Inside the alternator is the armature, a special multiple-pole electromagnet consisting of the electric coil that energizes it, a shaft that constitutes the center of the magnet and two opposite poles with opposing fingers, making the lines of electromagnetic force.  ‘Seed’ current from the voltage regulator flows through the armature’s windings building magnetic fields of whatever strength is needed to keep the output voltage within the specified 13- to 14.5-volt range.

This current, the field current, enters and exits the armature through the two slip rings at one end of the shaft.  Each ring is electrically connected to one end of the field coil around the armature shaft.  You should, thus, always find continuity if you measure from one slip ring to the other, and you should never find continuity from a slip ring to the shaft itself, which grounds through the bearings to the case.

The amount of current through the field depends on what the voltage regulator senses is required to keep the charge high enough.  Many factors, including the battery’s state of charge, the number of electrical consumers like blowers and lights and even the ambient temperature, affect this.  The regulator never goes to the extent of a once-popular diagnostic test: full-fielding.  This meant running full system current through the alternator field to distinguish between an alternator and a regulator problem.  It was more accurately an electrical-abuse test: If the alternator could survive full-fielding, it was probably OK at least in the short run. Most modern alternators are now designed to prevent full-fielding.
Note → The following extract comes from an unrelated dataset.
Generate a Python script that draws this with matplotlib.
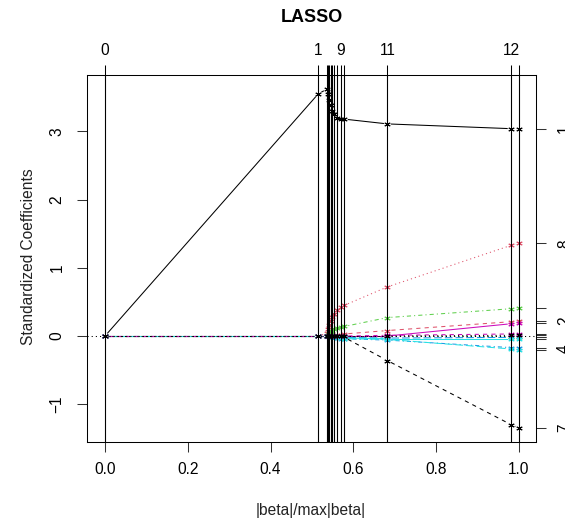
import numpy as np
import matplotlib.pyplot as plt

plt.rcParams['font.family'] = ['Liberation Sans', 'DejaVu Sans']
plt.rcParams['lines.scale_dashes'] = False

# lars steps (|beta|/max|beta|) and number of variables at each step
steps = [0, 0.515, 0.536, 0.539, 0.542, 0.545, 0.548, 0.553, 0.560, 0.569, 0.578, 0.682, 0.981, 1.0]
df = list(range(14))
df_shown = [0, 1, 9, 11, 12]

# standardized coefficients of the 13 variables along the path
b1 = [0, 3.55, 3.62, 3.55, 3.46, 3.38, 3.30, 3.25, 3.19, 3.18, 3.18, 3.11, 3.04, 3.04]
b2 = [0, 0, 0, 0, 0, 0, 0, 0, 0.01, 0.02, 0.03, 0.08, 0.21, 0.22]
b3 = [0, 0, 0, 0, 0, 0, 0, 0, 0, 0, 0, 0.0, -0.01, -0.01]
b4 = [0, 0, 0, 0, 0, -0.01, -0.02, -0.03, -0.03, -0.04, -0.04, -0.06, -0.17, -0.18]
b5 = [0, 0, 0, 0, 0, 0, -0.01, -0.02, -0.03, -0.03, -0.04, -0.05, -0.19, -0.20]
b6 = [0, 0, 0, 0, 0, 0, 0, 0, 0, 0, 0, 0.0, 0.18, 0.19]
b7 = [0, 0, 0, 0, 0, 0, 0, 0, 0, 0, -0.02, -0.36, -1.30, -1.35]
b8 = [0, 0, 0.04, 0.10, 0.16, 0.22, 0.28, 0.33, 0.38, 0.42, 0.45, 0.72, 1.33, 1.36]
b9 = [0, 0, 0, 0.02, 0.04, 0.06, 0.08, 0.10, 0.12, 0.13, 0.14, 0.27, 0.40, 0.41]
b10 = [0, 0, 0, 0, 0, 0, 0, -0.01, -0.01, -0.02, -0.02, -0.03, -0.02, -0.02]
b11 = [0, 0, 0, 0, 0, 0, 0, 0, -0.01, -0.02, -0.03, -0.04, -0.04, -0.05]
b12 = [0, 0, 0, 0, 0, 0, 0, 0, 0, 0, 0, 0.01, 0.03, 0.03]
b13 = [0, 0, 0, 0, 0, 0, 0, 0, 0, 0, 0, 0, 0.01, 0.01]
coefs = [b1, b2, b3, b4, b5, b6, b7, b8, b9, b10, b11, b12, b13]

# labels that R managed to draw on the right axis
right_shown = [1, 2, 4, 7, 8]

r_cols = ['black', '#DF536B', '#61D04F', '#2297E6', '#28E2E5', '#CD0BBC']
r_ltys = ['-', (0, (3, 3)), (0, (0.8, 2.2)), (0, (0.8, 2.2, 3, 2.2)), (0, (5.5, 2.2))]

W, H = 565, 521
fig = plt.figure(figsize=(W / 100, H / 100), dpi=100)
ax = fig.add_axes([87 / W, 1 - 442 / H, (536 - 87) / W, (442 - 75) / H])
ax.set_xlim(-0.0435, 1.041)
ax.set_ylim(-1.554, 3.827)


def gapped(x, y, gap=4):
    # R type="b": lines stop short of each point
    pts = ax.transData.transform(np.column_stack([x, y]))
    inv = ax.transData.inverted()
    segs = []
    for p, q in zip(pts[:-1], pts[1:]):
        d = q - p
        L = np.hypot(d[0], d[1])
        if L <= 2 * gap:
            continue
        u = d / L
        segs.append(inv.transform([p + u * gap, q - u * gap]))
    return segs


for i, b in enumerate(coefs):
    col = r_cols[i % 6]
    ls = r_ltys[i % 5]
    for seg in gapped(steps, b):
        ax.plot(seg[:, 0], seg[:, 1], color=col, ls=ls, lw=0.75, zorder=2)
    ax.plot(steps, b, ls='none', marker=(6, 2, 0), ms=4.5, mew=0.7, color=col, zorder=3)

ax.axhline(0, color='black', ls=(0, (0.8, 2.2)), lw=0.75, zorder=2)
for s in steps:
    ax.axvline(s, color='black', lw=0.8, zorder=4)

for sp in ax.spines.values():
    sp.set_linewidth(0.75)

xt = [0, 0.2, 0.4, 0.6, 0.8, 1.0]
ax.set_xticks(xt, ['%.1f' % v for v in xt])
ax.set_yticks([-1, 0, 1, 2, 3])
ax.tick_params(direction='out', length=7.2, width=0.75, labelsize=11.2, color='#333333')
ax.tick_params(axis='x', pad=7)
ax.tick_params(axis='y', pad=9)
for t in ax.get_yticklabels():
    t.set_rotation(90)
    t.set_va('center')

top = ax.secondary_xaxis('top')
top.set_xticks(steps, [str(d) if d in df_shown else '' for d in df])
top.tick_params(direction='out', length=7.2, width=0.75, labelsize=11.2, pad=5)
top.spines['top'].set_visible(False)

right = ax.secondary_yaxis('right')
finals = [b[-1] for b in coefs]
right.set_yticks(finals, [str(i + 1) if i + 1 in right_shown else '' for i in range(13)])
right.tick_params(direction='out', length=7.2, width=0.75, labelsize=11.2, pad=8, color='#333333')
right.spines['right'].set_visible(False)
for t in right.get_yticklabels():
    t.set_rotation(90)
    t.set_va('center')

fig.text(311.5 / W, 1 - 18 / H, 'LASSO', ha='center', va='center', fontsize=13, fontweight='bold')
fig.text(311 / W, 1 - 511 / H, '|beta|/max|beta|', ha='center', va='center', fontsize=11.2, color='#222222')
fig.text(29 / W, 1 - 257 / H, 'Standardized Coefficients', ha='center', va='center',
         rotation=90, fontsize=11.2, color='#222222')

fig.savefig('out.png', dpi=100)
The regulator itself consists of a microprocessor/power transistor that converts input from ground and power to output through the field coils.  The lower the output voltage, the higher the field current and vice-versa.  This keeps the output voltage constant.  The regulator is one unit with the carbon brushes that contact the armature’s slip rings.  These are items that wear out, eventually.  It is possible to replace the regulator/brush unit individually rather than the alternator complete, but many dealers find that other wear elements of the alternator, such as the bearings on either end of the armature, have a similar useful life.  They argue that replacement of the alternator complete not only reduces the chances of a comeback, but also turns out more economical over the useful life of the vehicle.